Cada mañana sigo la misma rutina, tan meticulosa que parece que la llevara programada en los genes. Subo la persiana del restaurante despejando así el amplio ventanal que otorga al sitio una vista privilegiada del parque de Las Delicias.
Y allí está él. Con varias décadas a la espalda, su raída chaqueta de pana marrón y una gorra de las de antes, de las que usaban los habitantes de eso que llaman ahora la “España vaciada”. Sus ojos son el reflejo de un ser obnubilado que solo alcanza a emitir un grito que nadie hasta ahora ha logrado descifrar. Comienza con un susurro inapreciable, que aumenta poco a poco la frecuencia para terminar en un grito atroz que dura a penas segundos. Justo después, silencio. Hay quien dice que trata de decirme algo.
La ceremonia se repite cada día en el momento preciso en el que subo la persiana. Con ello han surgido infinitas elucubraciones de entre mis compañeros sobre el motivo por el que el ánimo del viejo se ve perturbado al observar mi mecánico gesto.
“De seguro es un trauma, un accidente en circunstancias similares…”
“Será que le recuerdas a alguien que le hizo daño en el pasado…”
Vagas teorías que no podemos corroborar. Siempre llega y se va solo, ni un nieto o hija vecino o conocido, ha venido nunca a traerlo o llevarlo. Nadie se sienta junto a él. Hay otros ancianos en el parque pero por alguna especie de código que solo ellos conocen y que dudo que hayan verbalizado, este banco, es su banco.

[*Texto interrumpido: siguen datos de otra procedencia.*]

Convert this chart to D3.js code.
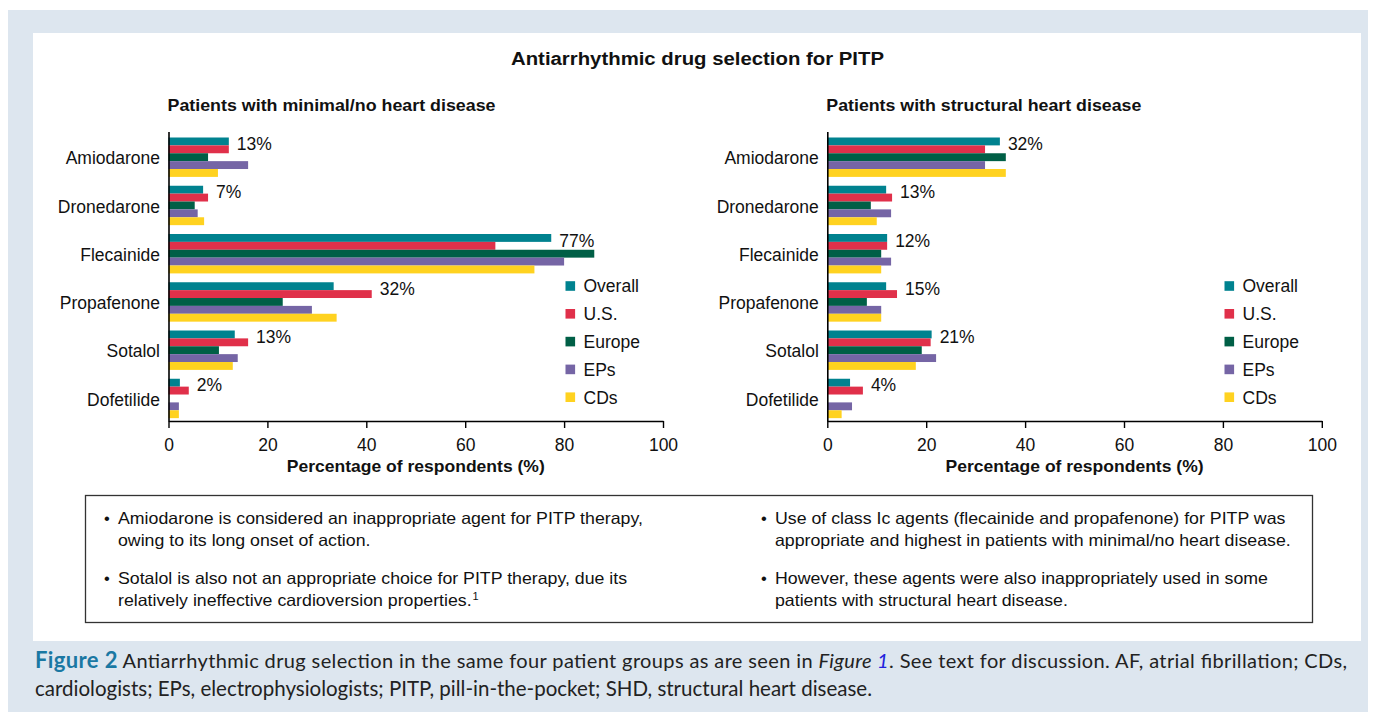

No podría asegurar que lo haya visto moverse. De hecho ya casi se difumina en mi retina como un elemento más del paisaje. Y no habla, eso lo sé. Ese sonido gutural y sordo es lo único que emana de su garganta.
Hoy como cada día desde hace meses, repito el episodio. Y segundos después de que el ventanal se revele ante sus ojos, emerge ese sonido que a alguien ajeno debe ponerle los pelos de punta. No sè porqué motivo, resuena distinto en mis oídos.
Germán, el chico del turno de tarde, se encuentra en la cama con una gripe de caballo por lo que tengo que volver al restaurante sobre las siete.
Es martes y el fin de semana queda lejos. Para las once estoy bajando la persiana y por un momento, me viene a la memoria mi extraño amigo y me brota una leve sonrisa.
Al levantarme veo una furgoneta de cristales tintados que bloquea la puerta y alguien desde el interior me pregunta si está cerrado. Observo mi reflejo en la ventanilla y un escalofrío me recorre la nuca. Tras de mí, el espectro desdibujado del anciano me susurra: Intenté advertirte, lo siento.
Tras un dolor agudo en el abdomen cobro conciencia de lo que ocurre. El tipo del vehículo me ha apuñalado y quitado las llaves del local.
Abro los ojos. Estoy sentado en el banco con mi amigo. Nadie nos ve.